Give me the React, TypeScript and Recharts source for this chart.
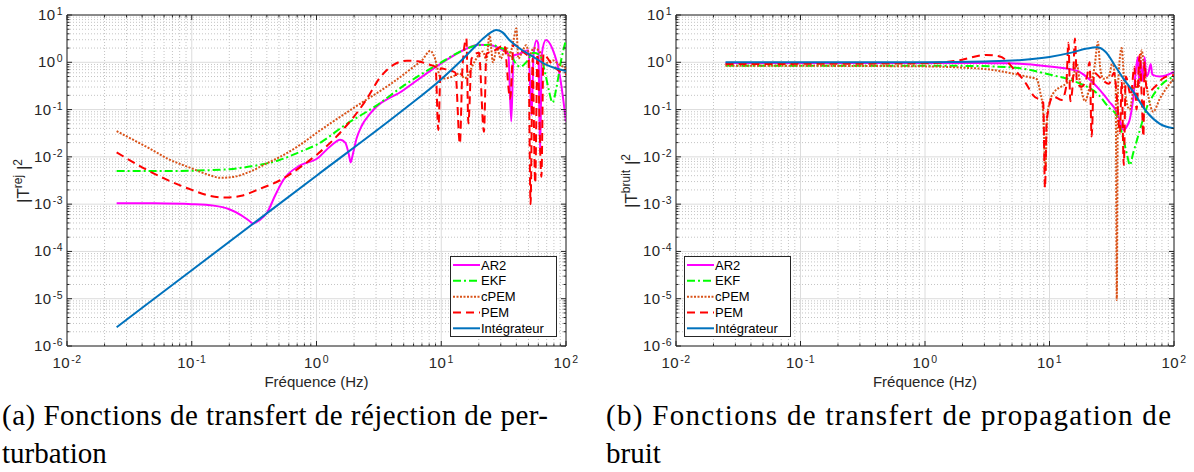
import React from "react";
import { LineChart, Line, XAxis, YAxis, CartesianGrid, ReferenceArea } from "recharts";

type Pair = [number, number];

const xDecades = [-2, -1, 0, 1, 2];
const yDecades = [-6, -5, -4, -3, -2, -1, 0, 1];
const minorSteps = [2, 3, 4, 5, 6, 7, 8, 9];

const seriesNames = ["AR2", "EKF", "cPEM", "PEM", "Intégrateur"];

// (a) rejection de perturbation : [frequence Hz, |T|^2]
const ar2Rej: Pair[] = [
  [0.025, 1.05e-3], [0.05, 1.04e-3], [0.1, 1.0e-3], [0.15, 9.3e-4], [0.2, 7.8e-4], [0.25, 5.8e-4],
  [0.29, 4.4e-4], [0.31, 3.9e-4], [0.35, 4.6e-4], [0.4, 6.5e-4], [0.47, 1.6e-3], [0.54, 3.2e-3],
  [0.74, 6.6e-3], [1, 9e-3], [1.3, 0.017], [1.55, 0.023], [1.7, 0.02], [1.82, 0.011], [1.88, 7.6e-3],
  [1.95, 0.011], [2.1, 0.025], [2.3, 0.045], [2.7, 0.083], [5, 0.26], [10, 0.95], [15, 1.8], [20, 2.35],
  [25, 2.3], [30, 1.9], [34.5, 1.5], [36.4, 0.056], [38, 1.4], [42, 1.5], [50, 1.8], [53, 0.077],
  [55, 1.5], [58, 2.9], [60, 2.4], [62, 0.012], [64, 1.5], [69, 2.95], [78, 1.9], [89, 0.54], [100, 0.056],
];
const ekfRej: Pair[] = [
  [0.025, 5e-3], [0.06, 5e-3], [0.1, 5.1e-3], [0.2, 5.5e-3], [0.3, 6.3e-3], [0.5, 8.5e-3], [0.75, 0.013],
  [1, 0.018], [1.75, 0.05], [3, 0.12], [5, 0.32], [10, 1.0], [15, 1.8], [20, 2.3], [25, 2.35], [30, 2.0],
  [35, 1.7], [39, 1.0], [43, 0.8], [48, 1.0], [55, 1.6], [62, 1.4], [68, 0.6], [73, 0.25], [78, 0.14],
  [84, 0.3], [92, 1.2], [100, 3.0],
];
const cpemRej: Pair[] = [
  [0.025, 0.035], [0.035, 0.022], [0.046, 0.015], [0.065, 9e-3], [0.1, 5.7e-3], [0.135, 4.2e-3],
  [0.17, 3.6e-3], [0.22, 3.8e-3], [0.3, 5e-3], [0.4, 7.3e-3], [0.51, 0.01], [0.74, 0.018], [1, 0.032],
  [2, 0.11], [4, 0.36], [6, 0.8], [7, 1.1], [8.2, 1.75], [8.8, 1.3], [10, 0.45], [12.4, 0.5], [14, 0.58],
  [15.4, 0.46], [18.5, 1.03], [20.4, 1.55], [21.6, 1.7], [23, 1.1], [24.4, 3.8], [26, 1.0], [28, 2.0],
  [30, 1.2], [33, 2.15], [35, 1.3], [38, 3.0], [40, 5.2], [41.5, 1.2], [45, 1.8], [48, 2.3], [51, 1.4],
  [55, 2.0], [61.6, 1.67], [65.5, 0.88], [72, 1.0], [78, 1.1], [88, 0.9], [100, 0.75],
];
const pemRej: Pair[] = [
  [0.025, 0.0125], [0.04, 6e-3], [0.06, 3.5e-3], [0.1, 2e-3], [0.14, 1.5e-3], [0.185, 1.38e-3],
  [0.25, 1.5e-3], [0.35, 2.1e-3], [0.51, 3.2e-3], [0.8, 7e-3], [1, 0.011], [1.54, 0.032], [2.5, 0.16],
  [3.2, 0.46], [4.2, 0.9], [5.3, 1.08], [6.5, 1.05], [7.9, 0.9], [9.0, 0.8], [9.47, 0.037], [9.9, 0.75],
  [11, 0.7], [13, 0.6], [14.1, 0.019], [14.8, 0.8], [15.9, 3.2], [16.5, 0.051], [17.5, 1.2], [20, 1.6],
  [22, 0.034], [23, 1.5], [27, 1.8], [32, 2.3], [35.7, 0.17], [38, 2.4], [42, 2.0], [46, 1.6], [50, 1.3],
  [52, 1e-3], [54, 1.2], [56.6, 2.8e-3], [59, 1.5], [63.5, 3.8e-3], [66, 1.5], [75, 1.0], [85, 0.7],
  [100, 0.55],
];
const intRej: Pair[] = [
  [0.025, 2.5e-6], [0.1, 4e-5], [1, 4e-3], [5, 0.1], [10, 0.44], [14, 1.0], [18, 1.95], [22, 3.3],
  [25, 4.3], [27.5, 4.8], [31, 4.3], [35, 3.0], [42, 2.0], [54, 1.33], [70, 0.88], [100, 0.65],
];

// (b) propagation de bruit
const ar2Noise: Pair[] = [
  [0.025, 0.97], [1, 0.97], [3, 0.96], [4.8, 0.95], [10, 0.81], [16.5, 0.66], [25, 0.27], [30, 0.15],
  [34.6, 0.09], [37, 0.055], [39.2, 0.037], [42, 0.045], [44, 0.06], [47, 0.17], [50, 0.88], [51.4, 1.3],
  [52.5, 0.35], [54, 1.1], [56, 0.4], [58, 1.3], [60, 0.5], [62, 0.56], [65, 0.92], [67, 0.55],
  [77, 0.5], [100, 0.63],
];
const ekfNoise: Pair[] = [
  [0.025, 0.85], [2, 0.84], [5, 0.78], [10, 0.55], [16.5, 0.38], [25, 0.2], [30, 0.11], [34.6, 0.075],
  [39, 0.025], [42, 0.011], [44.2, 6.7e-3], [47, 0.012], [50, 0.021], [55, 0.05], [60, 0.105],
  [68, 0.2], [77, 0.31], [100, 0.5],
];
const cpemNoise: Pair[] = [
  [0.025, 0.85], [1, 0.82], [2, 0.77], [3.5, 0.69], [5, 0.58], [6.5, 0.5], [7.9, 0.44], [8.4, 0.24],
  [8.9, 0.09], [9.25, 5e-3], [9.6, 0.08], [10.7, 0.22], [13.7, 0.36], [15.5, 0.5], [16.5, 0.95],
  [17.5, 0.4], [19.3, 0.15], [21, 0.3], [23, 0.8], [24.5, 2.7], [25.5, 0.8], [27, 0.45], [30, 0.5],
  [32, 1.0], [34, 0.3], [34.7, 9.4e-6], [35.5, 0.3], [38, 2.0], [40, 0.3], [44, 0.1], [48, 0.3],
  [52, 0.3], [55, 1.8], [58, 0.6], [62, 0.2], [68, 0.09], [77, 0.17], [100, 0.46],
];
const pemNoise: Pair[] = [
  [0.025, 0.92], [1, 0.95], [1.9, 1.11], [3.1, 1.43], [4, 1.33], [5.1, 0.75], [6.5, 0.35], [7.4, 0.2],
  [8.9, 0.14], [9.2, 2.2e-3], [9.5, 0.06], [10.7, 0.19], [12.5, 0.16], [13.6, 0.3], [14.2, 2.6],
  [14.7, 0.15], [15.5, 0.5], [16, 3.2], [16.6, 0.4], [18, 0.3], [20, 0.5], [21, 1.0], [21.8, 0.027],
  [22.8, 0.6], [26, 0.45], [30, 0.35], [33, 0.6], [35, 0.15], [36.8, 0.032], [38, 0.4], [39.5, 6.7e-3],
  [41, 0.5], [45, 0.2], [48, 0.8], [50, 0.1], [53, 1.45], [55, 0.2], [56.8, 0.027], [58, 1.0],
  [60, 0.3], [64, 0.25], [70, 0.3], [81.8, 0.46], [100, 0.54],
];
const intNoise: Pair[] = [
  [0.025, 1.0], [1, 1.0], [3, 1.04], [6, 1.12], [10, 1.3], [15, 1.6], [20, 1.95], [24, 2.07], [28, 1.7],
  [34.6, 0.75], [40, 0.42], [47, 0.24], [60, 0.091], [77, 0.05], [100, 0.04],
];

const FONT = "'Liberation Sans', Arial, Helvetica, sans-serif";
const SERIF = "'Liberation Serif', 'Times New Roman', serif";
const AX = "#262626";

const styles = [
  { color: "#FF00FF", dash: undefined },
  { color: "#00FF00", dash: "8 3 2 3" },
  { color: "#D95319", dash: "2 1.5" },
  { color: "#FF0000", dash: "8 5" },
  { color: "#0072BD", dash: undefined },
];

const pow = (d: number) => Math.pow(10, d);
const xMajor = xDecades.map(pow);
const yMajor = yDecades.map(pow);
const minorOf = (decs: number[]) =>
  decs.slice(0, -1).flatMap((d) => minorSteps.map((m) => m * pow(d)));
const xMinor = minorOf(xDecades);
const yMinor = minorOf(yDecades);
const xTicks = [...xMajor, ...xMinor].sort((a, b) => a - b);
const yTicks = [...yMajor, ...yMinor].sort((a, b) => a - b);

const toPoints = (pairs: Pair[]) => pairs.map(([f, v]) => ({ f, v }));

const decadeOf = (v: number) => {
  const lg = Math.log10(v);
  const e = Math.round(lg);
  return { e, major: Math.abs(lg - e) < 1e-6 };
};

const txt = { fontFamily: FONT, fill: AX };

const makeXTick = (top: number) => (props: any) => {
  const { x, y, payload } = props;
  const { e, major } = decadeOf(payload.value);
  const len = major ? 5 : 2.5;
  return (
    <g>
      <line x1={x} x2={x} y1={y} y2={y - len} stroke={AX} />
      <line x1={x} x2={x} y1={top} y2={top + len} stroke={AX} />
      {major && (
        <text x={x} y={y + 22} textAnchor="middle" fontSize={15} style={txt} letterSpacing={0.5}>
          10<tspan dx={1} dy={-5} fontSize={10.5}>{e}</tspan>
        </text>
      )}
    </g>
  );
};

const makeYTick = (right: number) => (props: any) => {
  const { x, y, payload } = props;
  const { e, major } = decadeOf(payload.value);
  const len = major ? 5 : 2.5;
  return (
    <g>
      <line x1={x} x2={x + len} y1={y} y2={y} stroke={AX} />
      <line x1={right} x2={right - len} y1={y} y2={y} stroke={AX} />
      {major && (
        <text x={x - 4} y={y + 5} textAnchor="end" fontSize={15} style={txt} letterSpacing={0.5}>
          10<tspan dx={1} dy={-5} fontSize={10.5}>{e}</tspan>
        </text>
      )}
    </g>
  );
};

const XTitle = ({ cx }: any) => (
  <text x={cx} y={387} textAnchor="middle" fontSize={15} style={txt}>
    Fréquence (Hz)
  </text>
);

const YTitle = ({ bx, sup }: any) => (
  <text
    transform={`rotate(-90 ${bx} 181)`}
    x={bx}
    y={181}
    textAnchor="middle"
    fontSize={17}
    style={txt}
  >
    |T<tspan dy={-7} fontSize={12}>{sup}</tspan>
    <tspan dy={7}> |</tspan>
    <tspan dy={-7} fontSize={12}>2</tspan>
  </text>
);

const LegendBox = ({ left, top }: { left: number; top: number }) => {
  const rows = [9, 24.8, 40.7, 56.4, 72.3];
  return (
    <svg style={{ position: "absolute", left, top }} width={108} height={82}>
      <rect x={0.5} y={0.5} width={106} height={80} fill="#fff" stroke={AX} />
      {seriesNames.map((n, i) => (
        <g key={n}>
          <line x1={3} x2={30} y1={rows[i]} y2={rows[i]} stroke={styles[i].color} strokeWidth={2} strokeDasharray={styles[i].dash} />
          <text x={31} y={rows[i] + 4.5} fontSize={13} style={{ fontFamily: FONT, fill: "#000" }}>{n}</text>
        </g>
      ))}
    </svg>
  );
};

type PanelProps = {
  left: number;
  chartWidth: number;
  yAxisWidth: number;
  marginRight: number;
  sup: string;
  titleX: number;
  legendX: number;
  series: Pair[][];
};

function Panel({ left, chartWidth, yAxisWidth, marginRight, sup, titleX, legendX, series }: PanelProps) {
  const plotTop = 15;
  const plotRight = chartWidth - marginRight;
  return (
    <div style={{ position: "absolute", left, top: 0, width: chartWidth, height: 400 }}>
      <LineChart width={chartWidth} height={400} margin={{ top: plotTop, right: marginRight, left: 0, bottom: 0 }}>
        <CartesianGrid verticalValues={xMinor} horizontalValues={yMinor} stroke="#c4c4c4" strokeDasharray="1 2" />
        <CartesianGrid verticalValues={xMajor} horizontalValues={yMajor} stroke="#dcdcdc" />
        <XAxis
          dataKey="f"
          type="number"
          scale="log"
          domain={[0.01, 100]}
          allowDataOverflow
          ticks={xTicks}
          interval={0}
          tickSize={0}
          tickMargin={0}
          axisLine={false}
          tick={makeXTick(plotTop)}
          height={54}
          label={<XTitle cx={(yAxisWidth + plotRight) / 2} />}
        />
        <YAxis
          type="number"
          scale="log"
          domain={[1e-6, 10]}
          allowDataOverflow
          ticks={yTicks}
          interval={0}
          tickSize={0}
          tickMargin={0}
          axisLine={false}
          tick={makeYTick(plotRight)}
          width={yAxisWidth}
          label={<YTitle bx={titleX} sup={sup} />}
        />
        <ReferenceArea x1={0.01} x2={100} y1={1e-6} y2={10} fill="none" stroke={AX} strokeWidth={1} ifOverflow="visible" />
        {series.map((s, i) => (
          <Line
            key={seriesNames[i]}
            data={toPoints(s)}
            dataKey="v"
            name={seriesNames[i]}
            type="monotone"
            stroke={styles[i].color}
            strokeWidth={2}
            strokeDasharray={styles[i].dash}
            dot={false}
            activeDot={false}
            isAnimationActive={false}
          />
        ))}
      </LineChart>
      <LegendBox left={legendX} top={256} />
    </div>
  );
}

const capStyle = { fontFamily: SERIF, fill: "#000" };

export default function App() {
  return (
    <div style={{ position: "absolute", left: 0, top: 0, width: 1194, height: 472, background: "#fff" }}>
      <Panel
        left={0}
        chartWidth={580}
        yAxisWidth={67}
        marginRight={14}
        sup="rej"
        titleX={29}
        legendX={450}
        series={[ar2Rej, ekfRej, cpemRej, pemRej, intRej]}
      />
      <Panel
        left={590}
        chartWidth={604}
        yAxisWidth={86}
        marginRight={20}
        sup="bruit"
        titleX={47}
        legendX={94}
        series={[ar2Noise, ekfNoise, cpemNoise, pemNoise, intNoise]}
      />
      <svg style={{ position: "absolute", left: 0, top: 390 }} width={1194} height={82}>
        <g fontSize={29}>
          <text x={2} y={35} style={capStyle} textLength={546} lengthAdjust="spacing">(a) Fonctions de transfert de réjection de per-</text>
          <text x={2} y={73} style={capStyle}>turbation</text>
          <text x={606} y={35} style={capStyle} textLength={565} lengthAdjust="spacing">(b) Fonctions de transfert de propagation de</text>
          <text x={606} y={73} style={capStyle}>bruit</text>
        </g>
      </svg>
    </div>
  );
}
————————
GIVEN INSTRUCTION: Set down again, exactly, the lines of the material above from its first line to the one with "const minorSteps = [2, 3, 4, 5, 6, 7, 8, 9];", inclusive. Leave the pictures out.

WORKED SOLUTION:
Give me the React, TypeScript and Recharts source for this chart.
import React from "react";
import { LineChart, Line, XAxis, YAxis, CartesianGrid, ReferenceArea } from "recharts";

type Pair = [number, number];

const xDecades = [-2, -1, 0, 1, 2];
const yDecades = [-6, -5, -4, -3, -2, -1, 0, 1];
const minorSteps = [2, 3, 4, 5, 6, 7, 8, 9];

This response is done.